TAPANULI TENGAH, Desapenari.id – Bayangkan hamparan sawah hijau yang selalu menghiasi lanskap agraris Kabupaten Tapanuli Tengah, Sumatera Utara. Kini, coba hapus bayangan itu dari pikiran Anda karena pemandangan idilis tersebut telah lenyap tanpa bekas! Luapan banjir bandang dan tanah longsor yang menggila sejak Selasa (25/11/2025) ternyata telah mengubah kawasan persawahan itu menjadi lautan lumpur coklat yang suram. Kemudian, pantauan pada Kamis (4/12/2025) justru mengungkap kerusakan paling parah di Desa Tukka. Padahal, sawah-sawah di sana seharusnya sedang bersiap panen atau ditanami ulang, namun kini rata dengan tanah akibat timbunan lumpur tebal.
Lebih mengerikan lagi, material longsor yang berupa campuran tanah, pasir, kayu gelondongan, dan bebatuan dengan ganas menutupi seluruh area persawahan. Ketebalannya bahkan mencapai sekitar 1 meter! Bahkan, di area yang dekat dengan sungai, endapan lumpur itu bisa setinggi 1 hingga 1,5 meter, atau setara dada orang dewasa. Tidak berhenti di situ, perubahan alur Sungai Sigultom memperburuk keadaan. Sungai yang selama ini menjadi urat nadi irigasi tiba-tiba mati total karena tersumbat oleh gelondongan kayu raksasa sisa pembalakan. Akibatnya, air meluap dengan liar ke permukiman warga sambil membawa serta batu dan batang kayu.
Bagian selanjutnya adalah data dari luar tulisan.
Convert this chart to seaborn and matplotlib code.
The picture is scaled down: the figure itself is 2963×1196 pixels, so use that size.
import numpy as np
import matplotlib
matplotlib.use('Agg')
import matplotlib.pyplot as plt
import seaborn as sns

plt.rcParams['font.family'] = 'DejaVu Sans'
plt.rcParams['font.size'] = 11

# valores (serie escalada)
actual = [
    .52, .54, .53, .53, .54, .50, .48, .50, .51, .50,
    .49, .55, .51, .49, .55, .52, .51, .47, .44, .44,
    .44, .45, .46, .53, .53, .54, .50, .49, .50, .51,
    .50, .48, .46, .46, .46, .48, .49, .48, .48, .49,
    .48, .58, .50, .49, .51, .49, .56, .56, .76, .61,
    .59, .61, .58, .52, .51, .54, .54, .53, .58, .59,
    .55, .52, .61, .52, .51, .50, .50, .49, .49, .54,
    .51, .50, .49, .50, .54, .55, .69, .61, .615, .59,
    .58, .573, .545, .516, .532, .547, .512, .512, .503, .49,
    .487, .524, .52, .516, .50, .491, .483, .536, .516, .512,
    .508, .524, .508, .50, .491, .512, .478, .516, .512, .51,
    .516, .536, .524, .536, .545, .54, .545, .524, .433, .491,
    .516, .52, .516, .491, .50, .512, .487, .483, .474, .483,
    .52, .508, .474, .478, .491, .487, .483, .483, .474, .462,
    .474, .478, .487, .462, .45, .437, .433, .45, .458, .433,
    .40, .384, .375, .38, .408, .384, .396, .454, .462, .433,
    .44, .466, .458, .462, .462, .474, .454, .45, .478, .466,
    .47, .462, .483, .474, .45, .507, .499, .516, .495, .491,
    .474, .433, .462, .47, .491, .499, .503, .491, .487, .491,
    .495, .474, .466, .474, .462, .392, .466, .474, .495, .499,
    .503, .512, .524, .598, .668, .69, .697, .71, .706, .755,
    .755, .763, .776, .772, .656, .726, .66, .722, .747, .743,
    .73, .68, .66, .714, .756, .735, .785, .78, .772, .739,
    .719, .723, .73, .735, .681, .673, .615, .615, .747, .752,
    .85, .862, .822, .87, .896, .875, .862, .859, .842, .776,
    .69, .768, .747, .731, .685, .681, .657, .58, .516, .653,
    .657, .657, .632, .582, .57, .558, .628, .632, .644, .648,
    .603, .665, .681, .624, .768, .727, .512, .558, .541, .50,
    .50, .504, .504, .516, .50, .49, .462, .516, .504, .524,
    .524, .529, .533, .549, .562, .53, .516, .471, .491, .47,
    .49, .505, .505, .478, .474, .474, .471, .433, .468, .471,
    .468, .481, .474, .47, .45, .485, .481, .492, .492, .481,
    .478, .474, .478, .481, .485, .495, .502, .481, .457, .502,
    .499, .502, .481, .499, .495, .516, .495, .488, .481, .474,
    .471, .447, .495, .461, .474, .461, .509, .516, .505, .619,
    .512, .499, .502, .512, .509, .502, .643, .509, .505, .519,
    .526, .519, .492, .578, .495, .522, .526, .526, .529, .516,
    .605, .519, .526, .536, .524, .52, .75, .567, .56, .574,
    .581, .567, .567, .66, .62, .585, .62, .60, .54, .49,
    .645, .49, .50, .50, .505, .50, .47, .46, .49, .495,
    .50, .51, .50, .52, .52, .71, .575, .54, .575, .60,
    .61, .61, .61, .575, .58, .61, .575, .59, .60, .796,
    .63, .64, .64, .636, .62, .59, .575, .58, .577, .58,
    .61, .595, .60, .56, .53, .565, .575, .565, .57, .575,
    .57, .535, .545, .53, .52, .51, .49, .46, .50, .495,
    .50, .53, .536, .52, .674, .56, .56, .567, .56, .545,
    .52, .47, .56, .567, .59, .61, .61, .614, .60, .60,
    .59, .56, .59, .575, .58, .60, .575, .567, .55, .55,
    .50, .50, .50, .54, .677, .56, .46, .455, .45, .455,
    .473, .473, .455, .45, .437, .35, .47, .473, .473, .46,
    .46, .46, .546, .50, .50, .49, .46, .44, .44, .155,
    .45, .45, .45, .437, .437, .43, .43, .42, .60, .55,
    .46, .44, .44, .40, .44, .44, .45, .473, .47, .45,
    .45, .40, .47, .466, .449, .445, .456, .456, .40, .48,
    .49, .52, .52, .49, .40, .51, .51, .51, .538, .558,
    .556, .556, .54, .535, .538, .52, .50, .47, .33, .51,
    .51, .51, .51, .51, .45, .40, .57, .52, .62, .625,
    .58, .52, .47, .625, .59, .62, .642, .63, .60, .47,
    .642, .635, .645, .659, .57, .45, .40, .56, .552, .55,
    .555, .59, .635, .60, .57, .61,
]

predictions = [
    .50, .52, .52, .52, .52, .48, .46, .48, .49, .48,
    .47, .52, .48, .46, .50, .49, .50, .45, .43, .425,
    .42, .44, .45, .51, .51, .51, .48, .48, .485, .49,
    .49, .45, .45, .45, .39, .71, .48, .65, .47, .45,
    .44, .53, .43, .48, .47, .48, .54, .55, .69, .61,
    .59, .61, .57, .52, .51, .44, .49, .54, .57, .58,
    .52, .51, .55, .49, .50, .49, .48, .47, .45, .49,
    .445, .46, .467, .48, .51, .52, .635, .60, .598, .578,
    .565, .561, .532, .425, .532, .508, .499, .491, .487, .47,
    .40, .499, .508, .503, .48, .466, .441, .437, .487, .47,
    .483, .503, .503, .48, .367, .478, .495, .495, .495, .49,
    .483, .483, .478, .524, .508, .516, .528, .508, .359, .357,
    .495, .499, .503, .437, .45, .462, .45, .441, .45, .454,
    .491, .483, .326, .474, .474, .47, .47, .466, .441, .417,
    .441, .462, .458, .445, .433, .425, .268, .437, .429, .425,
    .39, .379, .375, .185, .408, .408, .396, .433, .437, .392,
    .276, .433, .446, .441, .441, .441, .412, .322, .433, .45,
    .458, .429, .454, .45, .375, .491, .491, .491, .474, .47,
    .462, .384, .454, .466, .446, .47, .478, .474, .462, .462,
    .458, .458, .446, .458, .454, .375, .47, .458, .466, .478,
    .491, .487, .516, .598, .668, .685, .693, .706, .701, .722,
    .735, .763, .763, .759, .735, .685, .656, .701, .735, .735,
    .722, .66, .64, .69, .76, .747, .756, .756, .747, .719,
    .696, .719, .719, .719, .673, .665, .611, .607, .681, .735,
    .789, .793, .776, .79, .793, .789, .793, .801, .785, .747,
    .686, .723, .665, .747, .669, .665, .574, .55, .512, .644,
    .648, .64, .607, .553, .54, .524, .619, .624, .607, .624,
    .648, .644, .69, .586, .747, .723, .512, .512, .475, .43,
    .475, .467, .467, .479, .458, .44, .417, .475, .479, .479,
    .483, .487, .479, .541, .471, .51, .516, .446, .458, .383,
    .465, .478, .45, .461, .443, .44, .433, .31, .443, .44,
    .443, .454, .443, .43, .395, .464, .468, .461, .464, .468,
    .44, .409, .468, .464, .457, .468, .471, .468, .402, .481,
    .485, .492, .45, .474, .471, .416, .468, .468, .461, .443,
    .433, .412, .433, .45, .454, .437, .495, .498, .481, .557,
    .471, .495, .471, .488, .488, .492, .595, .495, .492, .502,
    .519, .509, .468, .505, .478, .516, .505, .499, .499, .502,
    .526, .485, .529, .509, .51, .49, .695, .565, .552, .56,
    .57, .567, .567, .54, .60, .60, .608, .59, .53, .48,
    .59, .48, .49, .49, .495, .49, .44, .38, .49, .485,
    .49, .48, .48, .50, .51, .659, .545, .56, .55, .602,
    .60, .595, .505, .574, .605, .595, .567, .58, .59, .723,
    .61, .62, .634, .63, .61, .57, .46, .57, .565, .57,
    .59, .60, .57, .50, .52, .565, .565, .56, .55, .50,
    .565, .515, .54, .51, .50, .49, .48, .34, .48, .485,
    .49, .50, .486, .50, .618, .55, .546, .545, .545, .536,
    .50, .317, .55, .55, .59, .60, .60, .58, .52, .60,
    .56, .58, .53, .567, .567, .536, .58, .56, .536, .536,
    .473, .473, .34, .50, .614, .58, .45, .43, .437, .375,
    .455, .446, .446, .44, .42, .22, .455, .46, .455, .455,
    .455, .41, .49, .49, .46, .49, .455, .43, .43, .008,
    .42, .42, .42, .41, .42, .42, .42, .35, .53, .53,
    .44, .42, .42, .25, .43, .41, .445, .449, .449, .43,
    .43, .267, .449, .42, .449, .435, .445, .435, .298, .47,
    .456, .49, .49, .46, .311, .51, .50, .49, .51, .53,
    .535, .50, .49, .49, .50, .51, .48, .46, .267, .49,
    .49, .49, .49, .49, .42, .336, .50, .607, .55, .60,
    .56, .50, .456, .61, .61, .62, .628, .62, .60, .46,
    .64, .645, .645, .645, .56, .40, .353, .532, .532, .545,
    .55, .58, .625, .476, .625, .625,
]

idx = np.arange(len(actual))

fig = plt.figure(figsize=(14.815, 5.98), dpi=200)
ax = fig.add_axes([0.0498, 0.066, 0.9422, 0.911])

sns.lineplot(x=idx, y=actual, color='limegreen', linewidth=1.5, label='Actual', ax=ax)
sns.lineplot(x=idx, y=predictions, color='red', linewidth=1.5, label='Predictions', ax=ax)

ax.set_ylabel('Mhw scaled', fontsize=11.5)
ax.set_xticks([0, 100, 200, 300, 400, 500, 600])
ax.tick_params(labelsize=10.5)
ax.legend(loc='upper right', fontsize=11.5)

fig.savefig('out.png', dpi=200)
Untuk menyelamatkan apa yang tersisa, warga pun terpaksa mengambil inisiatif. Mereka dengan sigap membuat jalur air darurat agar luapan banjir tidak semakin dalam menenggelamkan rumah-rumah mereka di Desa Tukka. Salah seorang warga, Azis, dengan lantang menyuarakan keprihatinannya. Ia mengingatkan bahwa Tapanuli Tengah sejatinya adalah salah satu sentra beras utama di Sumatera Utara. Namun, lahan produktif itu kini hilang seketika. “Di sini memang mayoritas warganya bertani. Kami mencari makan sendiri dari sawah dan ladang kami,” ujar Azis, Kamis lalu.
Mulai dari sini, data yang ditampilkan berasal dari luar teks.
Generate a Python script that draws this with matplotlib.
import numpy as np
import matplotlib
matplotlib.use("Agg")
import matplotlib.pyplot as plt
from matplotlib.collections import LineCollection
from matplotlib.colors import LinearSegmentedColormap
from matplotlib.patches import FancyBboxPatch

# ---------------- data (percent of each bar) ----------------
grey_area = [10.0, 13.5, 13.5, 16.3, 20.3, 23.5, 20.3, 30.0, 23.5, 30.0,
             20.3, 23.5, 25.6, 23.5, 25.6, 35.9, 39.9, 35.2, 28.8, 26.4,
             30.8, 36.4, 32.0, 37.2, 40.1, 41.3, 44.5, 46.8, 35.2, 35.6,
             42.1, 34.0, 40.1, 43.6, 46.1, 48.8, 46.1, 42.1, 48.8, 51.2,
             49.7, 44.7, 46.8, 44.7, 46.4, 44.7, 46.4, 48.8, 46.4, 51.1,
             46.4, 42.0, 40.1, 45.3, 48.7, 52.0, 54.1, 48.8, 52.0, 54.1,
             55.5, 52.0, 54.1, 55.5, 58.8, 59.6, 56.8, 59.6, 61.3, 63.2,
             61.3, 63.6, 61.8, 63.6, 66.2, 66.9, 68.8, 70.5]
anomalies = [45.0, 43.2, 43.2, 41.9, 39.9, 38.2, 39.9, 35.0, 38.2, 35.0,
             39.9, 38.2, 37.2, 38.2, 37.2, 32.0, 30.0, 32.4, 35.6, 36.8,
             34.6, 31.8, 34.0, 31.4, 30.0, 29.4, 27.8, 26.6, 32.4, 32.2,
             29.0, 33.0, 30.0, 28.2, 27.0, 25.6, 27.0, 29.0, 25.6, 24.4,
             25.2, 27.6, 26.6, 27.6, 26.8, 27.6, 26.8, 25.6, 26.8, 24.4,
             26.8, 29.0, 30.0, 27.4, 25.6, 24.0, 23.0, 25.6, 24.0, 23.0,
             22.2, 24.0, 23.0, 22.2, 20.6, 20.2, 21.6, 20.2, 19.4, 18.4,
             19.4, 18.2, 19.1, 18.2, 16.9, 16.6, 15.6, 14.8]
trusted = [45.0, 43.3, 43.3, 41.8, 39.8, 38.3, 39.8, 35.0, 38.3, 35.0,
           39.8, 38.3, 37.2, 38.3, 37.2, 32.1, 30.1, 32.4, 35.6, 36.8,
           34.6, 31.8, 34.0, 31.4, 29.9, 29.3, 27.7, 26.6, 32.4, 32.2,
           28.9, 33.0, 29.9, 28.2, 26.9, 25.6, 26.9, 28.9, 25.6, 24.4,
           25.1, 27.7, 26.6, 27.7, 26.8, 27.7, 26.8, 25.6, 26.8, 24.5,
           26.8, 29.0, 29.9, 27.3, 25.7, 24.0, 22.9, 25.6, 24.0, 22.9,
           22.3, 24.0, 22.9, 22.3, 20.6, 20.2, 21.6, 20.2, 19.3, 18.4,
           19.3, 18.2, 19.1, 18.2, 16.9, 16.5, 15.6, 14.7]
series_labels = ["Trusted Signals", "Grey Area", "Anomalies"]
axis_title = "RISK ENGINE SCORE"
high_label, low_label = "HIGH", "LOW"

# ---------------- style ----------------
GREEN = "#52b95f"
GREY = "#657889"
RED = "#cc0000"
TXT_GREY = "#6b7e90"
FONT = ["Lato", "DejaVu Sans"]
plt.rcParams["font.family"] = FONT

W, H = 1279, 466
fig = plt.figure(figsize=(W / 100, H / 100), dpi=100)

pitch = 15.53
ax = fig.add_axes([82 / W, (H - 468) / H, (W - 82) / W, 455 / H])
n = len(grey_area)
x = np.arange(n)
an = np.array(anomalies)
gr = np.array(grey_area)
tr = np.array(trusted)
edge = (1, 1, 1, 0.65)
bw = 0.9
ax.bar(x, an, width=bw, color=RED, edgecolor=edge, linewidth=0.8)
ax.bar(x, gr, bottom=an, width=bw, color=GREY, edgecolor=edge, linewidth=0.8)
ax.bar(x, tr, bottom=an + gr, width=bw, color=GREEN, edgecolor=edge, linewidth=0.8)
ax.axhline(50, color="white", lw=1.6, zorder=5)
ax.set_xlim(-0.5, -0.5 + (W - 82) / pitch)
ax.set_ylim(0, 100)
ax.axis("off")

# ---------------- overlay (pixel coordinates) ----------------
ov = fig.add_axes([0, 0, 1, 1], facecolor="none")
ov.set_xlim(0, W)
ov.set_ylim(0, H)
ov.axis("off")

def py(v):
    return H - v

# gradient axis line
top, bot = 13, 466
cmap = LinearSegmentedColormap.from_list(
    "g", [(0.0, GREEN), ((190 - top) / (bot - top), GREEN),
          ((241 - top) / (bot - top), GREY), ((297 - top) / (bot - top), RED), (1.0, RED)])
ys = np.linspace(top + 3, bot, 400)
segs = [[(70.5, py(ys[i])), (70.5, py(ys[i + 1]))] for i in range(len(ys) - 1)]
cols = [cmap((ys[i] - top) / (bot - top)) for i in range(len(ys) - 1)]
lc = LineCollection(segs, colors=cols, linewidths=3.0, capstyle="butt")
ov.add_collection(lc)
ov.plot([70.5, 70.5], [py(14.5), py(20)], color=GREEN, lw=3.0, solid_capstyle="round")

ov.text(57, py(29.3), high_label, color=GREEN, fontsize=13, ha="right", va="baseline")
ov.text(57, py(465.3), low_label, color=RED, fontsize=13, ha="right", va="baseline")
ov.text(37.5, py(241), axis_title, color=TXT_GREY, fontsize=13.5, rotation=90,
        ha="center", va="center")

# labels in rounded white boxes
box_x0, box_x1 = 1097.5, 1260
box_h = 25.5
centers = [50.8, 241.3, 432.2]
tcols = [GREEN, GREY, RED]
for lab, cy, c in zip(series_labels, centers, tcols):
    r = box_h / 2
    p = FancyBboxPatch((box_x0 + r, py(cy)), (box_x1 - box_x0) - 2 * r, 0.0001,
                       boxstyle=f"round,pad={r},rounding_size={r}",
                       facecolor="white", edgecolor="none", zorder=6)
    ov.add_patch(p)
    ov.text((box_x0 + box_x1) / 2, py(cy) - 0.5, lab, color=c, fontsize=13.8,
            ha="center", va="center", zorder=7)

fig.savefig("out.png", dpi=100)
Selanjutnya, Azis membeberkan bahwa proses pemulihan mustahil berjalan cepat. Pasalnya, membersihkan lumpur setebal 1 meter mutlak membutuhkan bantuan alat berat. “Kalaupun nanti bisa dibersihkan, tanahnya sudah rusak dan tidak subur lagi,” ujarnya dengan nada putus asa. Lebih lanjut, Azis menjelaskan bahwa selama ini warga terbiasa memanfaatkan hasil kebun sendiri untuk memasak. Kerusakan hebat ini akhirnya memaksa mereka membeli semua kebutuhan pokok di pasar, di mana harganya pun ikut melambung. “Apa-apa harus beli sekarang, dan harganya mahal pula,” tambahnya prihatin.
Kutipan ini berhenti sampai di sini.